This model shows how to use the
Convolutional Encoder and
Viterbi Decoder blocks to simulate a tail-biting convolutional code. Terminating the trellis of a convolutional code is a key parameter in the code's performance for packet-based communications. Tail-biting convolutional coding is a technique of trellis termination which avoids the rate loss incurred by zero-tail termination at the expense of a more complex decoder [ 1 ].
The example uses an ad-hoc suboptimal decoding method for tail-biting decoding and shows how the encoding is achieved for a feed-forward encoder. Bit-Error-Rate performance comparisons are made with the zero-tailed case for a standard convolutional code.
Tail-biting encoding ensures that the starting state of the encoder is the same as it's ending state (and that this state value does not necessarily have to be the all-zero state). For a rate
1/n feed-forward encoder, this is achieved by initializing the
m memory elements of the encoder with the last
m information bits of a block of data of length
L, and ignoring the output. All of the
L bits are then input to the encoder and the resultant
L*n output bits are used as the codeword.
For a block length of 100 bits, the encoder subsystem outputs 200 bits for a rate 1/2 feed-forward encoder with 6 memory elements. The
Display block in the subsystem indicates the initial and final states are identical for each block of processed data.

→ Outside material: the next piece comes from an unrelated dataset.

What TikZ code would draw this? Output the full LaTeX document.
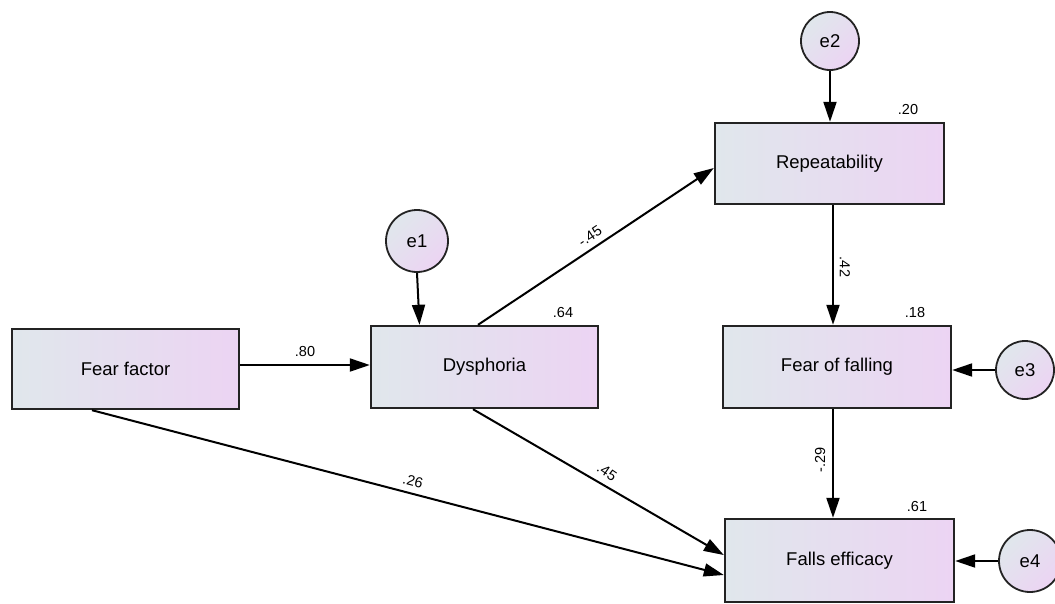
\documentclass[tikz,border=0pt]{standalone}
\usepackage{fontspec}
\setmainfont{Liberation Sans}
\usetikzlibrary{arrows.meta,calc}
\definecolor{gl}{RGB}{224,231,236}
\definecolor{gr}{RGB}{236,212,243}
\definecolor{bd}{RGB}{35,35,35}
\tikzset{
  var/.style={draw=bd,line width=2.4pt,left color=gl,right color=gr,minimum width=#1,minimum height=82pt,inner sep=0pt,font=\fontsize{18.5}{21}\selectfont},
  err/.style={circle,draw=bd,line width=1.8pt,left color=gl,right color=gr,shading angle=45,minimum size=#1,inner sep=0pt,font=\fontsize{18.5}{21}\selectfont},
  path/.style={line width=2pt,-{Triangle[length=20pt,width=13pt]}},
  coef/.style={font=\fontsize{14.5}{16}\selectfont,inner sep=0pt}
}
\begin{document}
\begin{tikzpicture}[x=1pt,y=-1pt]
\useasboundingbox (0,0) rectangle (1055,603);
\node[var=227pt,minimum height=80pt] (ff) at (125.5,369) {Fear factor};
\node[var=227pt] (dys) at (484.5,367) {Dysphoria};
\node[var=229pt,minimum height=81pt] (rep) at (829.5,163.5) {Repeatability};
\node[var=228pt] (fof) at (837,367) {Fear of falling};
\node[var=229pt,minimum height=83pt] (fe) at (839.5,560.5) {Falls efficacy};
\node[err=62pt] (e1) at (417,241) {e1};
\node[err=58pt] (e2) at (830,41) {e2};
\node[err=58pt] (e3) at (1025,370) {e3};
\node[err=62pt] (e4) at (1030,561) {e4};
% paths
\draw[path] ([yshift=4pt]ff.east) -- ([yshift=2pt]dys.west);
\draw[path] ([xshift=-6.5pt]dys.north) -- ([yshift=-4.5pt]rep.west);
\draw[path] ([xshift=-11.5pt]dys.south) -- ([yshift=5.5pt]fe.west);
\draw[path] ([xshift=-33.5pt]ff.south) -- ([yshift=-14.5pt]fe.west);
\draw[path] ([xshift=3.5pt]rep.south) -- ([xshift=-4pt]fof.north);
\draw[path] ([xshift=-4pt]fof.south) -- ([xshift=-6.5pt]fe.north);
\draw[path] (e1.south) -- ([xshift=-65pt]dys.north);
\draw[path] (e2.south) -- (e2.south |- rep.north);
\draw[path] (e3.west) -- (e3.west -| fof.east);
\draw[path] (e4.west) -- (e4.west -| fe.east);
% coefficients
\node[coef] (c1) at (305,352) {.80};
\node[coef,rotate=33.7] (c2) at (590,236) {-.45};
\node[coef,rotate=-34.3] (c3) at (607,472) {.45};
\node[coef,rotate=-14.7] (c4) at (413,481) {.26};
\node[coef,rotate=-90] (c5) at (845,267) {.42};
\node[coef,rotate=90] (c6) at (820,460) {-.29};
\node[coef] (r1) at (563,313) {.64};
\node[coef] (r2) at (908,110) {.20};
\node[coef] (r3) at (915,313) {.18};
\node[coef] (r4) at (917,506) {.61};
\end{tikzpicture}
\end{document}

In comparison, the zero-tail termination method appends
m zeros to a block of data to ensure the feed-forward encoder starts from and ends in the all-zero state for each block. This incurs a rate loss due to the extra tail bits (i.e. non-informational bits) that are transmitted.
observe that for the same block length of 100 bits, the encoder output now includes the zero-tail bits resulting in an actual code rate of 100/212 which is less than that achieved by the tail-biting encoder.
Convolutional Encoder block uses the "Terminate trellis by appending bits" setting for the Operation mode parameter for this case, which works for feedback encoders as well.
The maximum likelihood tail-biting decoder involves determining the best path in the trellis under the constraint that it starts and ends in the same state. A way to implement this is to run
M parallel Viterbi algorithms where
M is the number of states in the trellis, and select the decoded bits based on the Viterbi algorithm that gives the best metric. However this makes the decoding
M times more complex than that for zero-tailed encoding.
This example uses an ad-hoc suboptimum scheme as per [ 3 ], which is much simpler than the maximum likelihood approach and yet performs comparably. The scheme is based on the premise that the tail-biting trellis can be considered circular as it starts and ends in the same state. This allows the Viterbi algorithm to be continued past the end of a block by repeating the received codeword circularly. As a result, the model repeats the received codeword from the demodulator and runs this data set through the Viterbi decoder, performing the traceback from the best state at the end of the repeated data set. Only a portion of the decoded bits from the middle are selected as the decoded message bits.
The example compares the Bit-error-rate performance of the two termination methods for hard-decision decoding in an AWGN channel over a range of Eb/No values. Note that the two models are set such that they can be simulated over a range of Eb/No values using BERTool.
As the figure shows the ad-hoc tail-biting decoding scheme performs comparatively close to the lower bounded performance of the zero-tailed convolutional code for the chosen parameters.
Upon loading, the models initialize a set of variables that control the simulation. These include the block length, Eb/No and the maximum number of errors and bits simulated. You are encouraged to play with the values of these variables to see their effects on the link performance.
Note that the ad-hoc decoding scheme's performance is sensitive to the block length used. Also the performance of the code is dependent on the traceback decoding length used for the Viterbi algorithm.
H. Ma and J. Wolf, "On Tail Biting convolutional codes," IEEE Transactions on Communications, Vol. COM-34, No. 2, Feb. 1986, pp. 104-11.
C. Weiss, C. Bettstetter, S. Riedel, "Code Construction and Decoding of Parallel Concatenated Tail-Biting Codes," IEEE Transactions on Information Theory, vol. 47, No. 1, Jan. 2001, pp. 366-386.
Y. E. Wang and R. Ramesh, "To Bite or not to Bite ? A study of Tail Bits vs. Tail-Biting," Personal, Indoor and Mobile Radio Communications, 1996. PIMRC'96, Seventh IEEE® International Symposium, Volume 2, Oct. 15-18, 1996, Page(s):317 - 321.